What is the difference between a Bible class that zings and one that flops? Do you ever get to the end of a Bible class session or even an entire quarter and think, “Well, that was a waste of time, but at least its over”? Your classes don’t have to be like this. They can take a step up whether you are writing your own material or using someone else’s, whether you are teaching kids or adults, whether you are a beginning teacher or experienced. Let me show you how.
I want to thank Clay Gentry for providing today’s guest post.
The Parent Factor
For a child to grow into a mature Christian it takes more than a good Bible class curriculum, a prepared and competent teacher, and a couple of hours of Bible class each week. The most important factor in a child’s spiritual development is what we will call the Parent Factor. The parent is the one who helps their child gain the most from good Bible class curriculum, excellent teachers, and the benefit of scheduled Bible class with the church. Here are six ways you can be the Parent Factor and help your child gain the most from Bible class.
1. Know what your child is learning.
You can’t help your child get more from their Bible classes if you don’t know what they are learning. This can be done several ways. First, get involved by talking to your child’s teacher before or after class to gain a perspective on the material/story that was covered. Second, pay attention to the take homes your child brings to you after class. These are valuable in helping you learn what your child was taught and they reinforce the child’s memory of the lessons.
2. When reviewing your child’s Bible class lessons, ask open-ended questions.

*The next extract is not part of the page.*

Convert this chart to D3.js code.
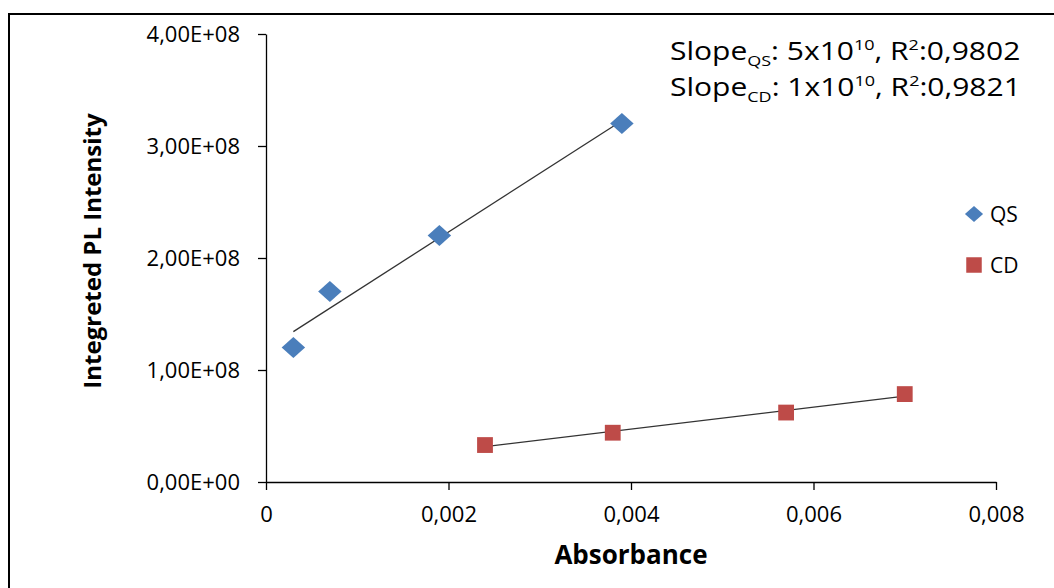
<!DOCTYPE html>
<html>
<head>
<meta charset="utf-8">
<script src="https://cdn.jsdelivr.net/npm/d3@7"></script>
<style>
  body { margin: 0; background: #fff; }
  svg { display: block; }
  text { font-family: "Open Sans", sans-serif; fill: #000; }
</style>
</head>
<body>
<div id="chart"></div>
<script>
// data
const qsAbs = [0.0003, 0.0007, 0.0019, 0.0039];
const qsPL = [1.2e8, 1.7e8, 2.2e8, 3.2e8];
const cdAbs = [0.0024, 0.0038, 0.0057, 0.0070];
const cdPL = [3.3e7, 4.4e7, 6.2e7, 7.85e7];
const xTicks = [0, 0.002, 0.004, 0.006, 0.008];
const yTicks = [0, 1e8, 2e8, 3e8, 4e8];
const seriesNames = ["QS", "CD"];
const seriesColors = ["#4a7ebb", "#be4b48"];

const width = 1054, height = 588;
const plotLeft = 266, plotRight = 996, plotTop = 34, plotBottom = 482;

const svg = d3.select("#chart").append("svg")
    .attr("width", width)
    .attr("height", height);

// outer frame (only top and left edges are in view)
svg.append("path")
    .attr("d", "M9,588 V14 H1054")
    .attr("fill", "none")
    .attr("stroke", "#000")
    .attr("stroke-width", 2);

const x = d3.scaleLinear().domain([0, 0.008]).range([plotLeft, plotRight]);
const y = d3.scaleLinear().domain([0, 4e8]).range([plotBottom, plotTop]);

const fmtX = d => d === 0 ? "0" : d3.format(".3f")(d).replace(".", ",");
const fmtY = d => {
    if (d === 0) return "0,00E+00";
    const e = Math.floor(Math.log10(d));
    const m = d / Math.pow(10, e);
    return m.toFixed(2).replace(".", ",") + "E+" + String(e).padStart(2, "0");
};

const xAxis = svg.append("g")
    .attr("transform", `translate(0,${plotBottom})`)
    .call(d3.axisBottom(x).tickValues(xTicks).tickFormat(fmtX).tickSize(8).tickSizeOuter(0));
xAxis.selectAll("text").attr("dy", null).attr("y", 40).style("font-size", "22px");

const yAxis = svg.append("g")
    .attr("transform", `translate(${plotLeft},0)`)
    .call(d3.axisLeft(y).tickValues(yTicks).tickFormat(fmtY).tickSize(8).tickSizeOuter(0));
yAxis.selectAll("text").attr("x", -26).style("font-size", "22px");

svg.selectAll(".domain, .tick line").attr("stroke", "#000").attr("stroke-width", 1.3);

// least-squares trend lines
function fit(xs, ys) {
    const mx = d3.mean(xs), my = d3.mean(ys);
    const sxy = d3.sum(xs, (v, i) => (v - mx) * (ys[i] - my));
    const sxx = d3.sum(xs, v => (v - mx) * (v - mx));
    const b = sxy / sxx;
    return v => my + b * (v - mx);
}

const line = d3.line().x(d => x(d[0])).y(d => y(d[1]));

[[qsAbs, qsPL], [cdAbs, cdPL]].forEach(([xs, ys]) => {
    const f = fit(xs, ys);
    const ends = d3.extent(xs).map(v => [v, f(v)]);
    svg.append("path")
        .datum(ends)
        .attr("d", line)
        .attr("stroke", "#333")
        .attr("stroke-width", 1.3)
        .attr("fill", "none");
});

const qsData = qsAbs.map((v, i) => [v, qsPL[i]]);
const cdData = cdAbs.map((v, i) => [v, cdPL[i]]);

svg.selectAll(".qs")
    .data(qsData)
    .enter().append("path")
    .attr("class", "qs")
    .attr("d", d3.symbol().type(d3.symbolSquare).size(220))
    .attr("transform", d => `translate(${x(d[0])},${y(d[1])}) scale(1.12,1) rotate(45)`)
    .attr("fill", seriesColors[0]);

svg.selectAll(".cd")
    .data(cdData)
    .enter().append("path")
    .attr("class", "cd")
    .attr("d", d3.symbol().type(d3.symbolSquare).size(250))
    .attr("transform", d => `translate(${x(d[0])},${y(d[1])})`)
    .attr("fill", seriesColors[1]);

// legend
const legend = svg.append("g");
seriesNames.forEach((name, i) => {
    const ly = 214 + i * 51;
    legend.append("path")
        .attr("d", d3.symbol().type(d3.symbolSquare).size(i === 0 ? 125 : 240))
        .attr("transform", `translate(974,${ly})` + (i === 0 ? " scale(1.15,1) rotate(45)" : ""))
        .attr("fill", seriesColors[i]);
    legend.append("text")
        .attr("x", 990)
        .attr("y", ly)
        .attr("dy", "0.36em")
        .style("font-size", "21px")
        .text(name);
});

// axis titles
svg.append("text")
    .attr("x", 631)
    .attr("y", 564)
    .attr("text-anchor", "middle")
    .style("font-size", "26px")
    .style("font-weight", "bold")
    .text("Absorbance");

svg.append("text")
    .attr("transform", "translate(101,251) rotate(-90)")
    .attr("text-anchor", "middle")
    .style("font-size", "24px")
    .style("font-weight", "bold")
    .text("Integreted PL Intensity");

// slope annotation
const notes = [
    ["QS", "5", "0,9802"],
    ["CD", "1", "0,9821"]
];
notes.forEach((n, i) => {
    const t = svg.append("text")
        .attr("transform", `translate(670,${60 + i * 36}) scale(1.2,1)`)
        .style("font-size", "25px");
    t.append("tspan").text("Slope");
    t.append("tspan").attr("dy", 6).style("font-size", "15px").text(n[0]);
    t.append("tspan").attr("dy", -6).text(": " + n[1] + "x10");
    t.append("tspan").attr("dy", -10).style("font-size", "15px").text("10");
    t.append("tspan").attr("dy", 10).text(", R");
    t.append("tspan").attr("dy", -10).style("font-size", "15px").text("2");
    t.append("tspan").attr("dy", 10).text(":" + n[2]);
});
</script>
</body>
</html>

When helping your child review their lessons it’s important to ask the right kind of questions. Use open-ended questions that have your child recall information they learned instead of closed-ended question which only require a “yes” or a “no” answer. If your child’s teacher told you that they talked about Noah building the ark, some good questions for your child would be “Who built the ark?”; “Why did Noah build the ark?”; “What did Noah put in the ark?”; etc. Open-ended questions are a great way to help your child remember their bible class material.
3. Have a consistent time for Bible study at home.
Having a consistent Bible study time at home works well for teaching your child the importance of studying scriptures outside of the assembly. Use extra lessons from church as your material. This provides you an opportunity to follow along with your child’s class and helps to reinforce lessons learned. You can keep your child’s take home activities each week and put them in a binder or scrapbook to use as visual prompts to help your child recall Bible stories that have been covered. Plus it also makes for a great memory book later on for both you and your child.
4. Use songs to teach your child important Bible concepts and facts.
Learn the songs that your child sings in Bible class and teach them some new ones. Teaching children songs helps them remember Bible passages (The Wise Man Built His House Upon The Rock); Bible concepts (O Be Careful Little Eyes); and Bible stories (Zaccheus Was a Wee Little Man). Once you know the songs, sing them with your child. Sing them in the car; when you’re walking; when you’re playing; sing them all the time. By doing this you will help build your child’s faith in what they are learning by showing them that the Bible and its lessons are not just for church, but for all times.
5. Read Bible stories to your child with inflection.
Read them with voices for each character, and with voice inflections for different phrases. Young children need help in visualizing what is being read to them. This is why we use pictures in teaching them Bible stories. Similarly, you can use distinct voices for each character and good inflection for statements when reading to them. This helps your child better understand what is being read because the stories come alive with depth and richness of sound. Your child will be able to better remember the Bible stories that you read together.
6. Pray about it.
The foundation of all that we do should be prayer. Pray for your child’s Bible class teacher. Pray for your child. Pray for yourself. And pray with your child that God will grant both of you wisdom and understanding of His word. The first five points will help your child remember their Bible class material but they should be coupled with prayer.
Don’t ever doubt the Parent Factor in a successful Bible class program. Parents invest a great deal to help children gain the most from Bible classes. The teachers appreciate it. The children grow by it. God is glorified through it. So parents, make the difference. Be the defining factor.